Protesters at the DNC were confined to a fenced-in area -- a wire enclosure topped by razor wire outside Boston's FleetCenter, where the Convention was held. They charged that their First Amendment rights were violated by this confinement.

Were they correct? Certainly, the involvement by police in enforcing the enclosure established the "state action" necessary to establish a First Amendment violation. (Because the First Amendment does not apply to private actors, only government action can trigger its protections, and lead to a constitutional challenge.)

But on the other hand, one could argue that the protesters still did get to exercise their free speech rights to some extent -- and that, even if their rights were infringed upon, that infringement was necessitated by security concerns.

In this column, I will explain why the DNC protesters' confinement was a free speech violation under fundamental principles of First Amendment doctrine.
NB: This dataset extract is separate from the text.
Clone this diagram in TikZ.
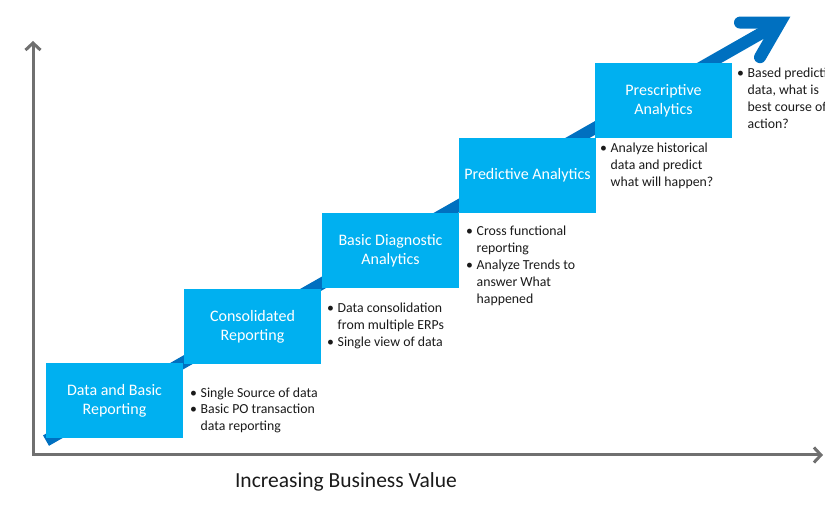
\documentclass[tikz,border=0pt]{standalone}
\usepackage{fontspec}
\setmainfont{Carlito}
\usetikzlibrary{arrows.meta}
\definecolor{boxblue}{HTML}{00B0F0}
\definecolor{arrowblue}{HTML}{0070C0}
\definecolor{axisgray}{HTML}{707070}
\definecolor{txtcol}{HTML}{1A1A1A}
\newcommand{\bitem}[1]{\makebox[10.5pt][l]{\textbullet}#1}
\newcommand{\bcont}[1]{\hspace*{10.5pt}#1}
\begin{document}
\begin{tikzpicture}[x=1pt,y=-1pt,
  stepbox/.style={rectangle, fill=boxblue, text=white, minimum width=137pt,
    minimum height=75pt, inner sep=0pt, align=center,
    font=\fontsize{16}{19}\selectfont},
  bullets/.style={anchor=base west, inner sep=0pt, align=left, text=txtcol,
    font=\fontsize{13.8}{16.8}\selectfont},
  axisline/.style={draw=axisgray, line width=3pt,
    {Straight Barb[length=7pt,width=15pt]}-{Straight Barb[length=7pt,width=15pt]}},
  bigarrow/.style={draw=arrowblue, line width=12pt},
]
\useasboundingbox (0,0) rectangle (825,510);
\clip (0,0) rectangle (825,510);

% axes
\coordinate (ytip) at (33,41);
\coordinate (orig) at (33,455);
\coordinate (xtip) at (823,455);
\draw[axisline] (ytip) -- (orig) -- (xtip);

% big arrow
\coordinate (s) at (46,440.6);
\coordinate (v) at (780,22.6);
\coordinate (a1) at (740,22.6);
\coordinate (a2) at (760,57.2);
\draw[bigarrow, line cap=butt] (s) -- (v);
\draw[bigarrow, line cap=round, line join=miter] (a1) -- (v) -- (a2);

% steps
\node[stepbox] (b1) at (114.5,400.5) {Data and Basic\\Reporting};
\node[stepbox] (b2) at (252.5,326.5) {Consolidated\\Reporting};
\node[stepbox] (b3) at (390.5,250.5) {Basic Diagnostic\\Analytics};
\node[stepbox] (b4) at (527.5,175.5) {Predictive Analytics};
\node[stepbox] (b5) at (663.5,100.5) {Prescriptive\\Analytics};

% bullet texts (anchor = baseline of last line)
\node[bullets] (t1) at (190,430.6) {\bitem{Single Source of data}\\\bitem{Basic PO transaction}\\\bcont{data reporting}};
\node[bullets] (t2) at (327,346.6) {\bitem{Data consolidation}\\\bcont{from multiple ERPs}\\\bitem{Single view of data}};
\node[bullets] (t3) at (466,303.2) {\bitem{Cross functional}\\\bcont{reporting}\\\bitem{Analyze Trends to}\\\bcont{answer What}\\\bcont{happened}};
\node[bullets] (t4) at (600,186.6) {\bitem{Analyze historical}\\\bcont{data and predict}\\\bcont{what will happen?}};
\node[bullets] (t5) at (737,128.4) {\bitem{Based predictive}\\\bcont{data, what is}\\\bcont{best course of}\\\bcont{action?}};

% axis title
\node[text=txtcol, font=\fontsize{21.5}{25}\selectfont] (xlabel) at (346,482) {Increasing Business Value};
\end{tikzpicture}
\end{document}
I will also suggest that these same principles ought to govern the treatment of protesters at the RNC and similar events.

The 'captive audience' concept

To begin, an important component of First Amendment doctrine is the rule that "time, place, and manner" restrictions are generally permissible. How does this principle apply to the DNC protesters?
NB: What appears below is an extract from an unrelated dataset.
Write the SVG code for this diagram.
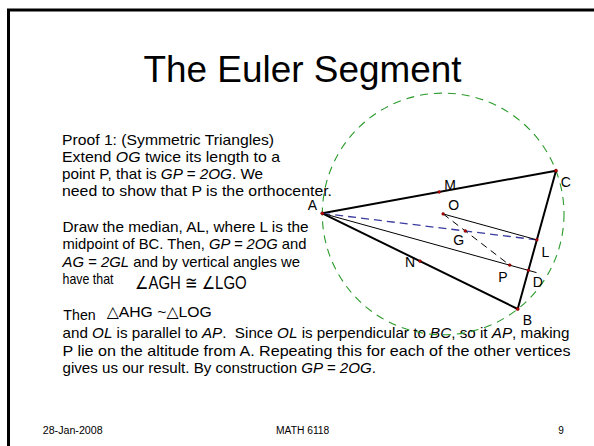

It suggests that police had some latitude to tell the protesters where and when they could protest -- just as a City has the latitude when giving out parade permits, to decide whether or not to give those who are applying for permission the exact parade route they are seeking.

Another important First Amendment rule is that you don't have a right to a "captive audience". Thus, the protesters did not necessarily have a right to be seated in the Convention Center itself -- nor did they have a right to push their message constantly on conventioneers who did not want to hear it.

Occasionally, the Supreme Court has recognized a right to preach even to a captive audience. For instance, in Cohen v. California, the Court upheld a man's right to wear a jacket emblazoned with the "F" word in a courthouse, a classic situation where the audience is more or less captive. But generally, there is no such right.

For these reasons, one might think the protesters' confinement did not violate the First Amendment. But other First Amendment principles make clear that it did.

Measures the defeat First Amendment rights

The protesters did not have a right to a captive audience, or a right to protest anywhere they wanted to. But they did have the right to speak and protest. And that implies that they had the right to at least have a good chance to be heard by their desired audience -- the conventioneers. Yet they argued that this chance was denied them: They said that, given the combination of the penning and the placement of the protest pens, they could not easily be seen protesting by delegates and others on their way to the Convention.

If that is true, it raises a serious First Amendment problem. Certainly, if the DNC protesters had only been able to speak their piece in a submarine on the bottom of the ocean, their rights would have been violated. And the protestors have said that their Convention placement had more or less the same effect.

Readers may object to this analysis, by arguing that protesters' real audience is not the conventioneers, but the media and the audience that they broadcast to. They may also point out that the media can easily cover the protests, even in their enclosed location.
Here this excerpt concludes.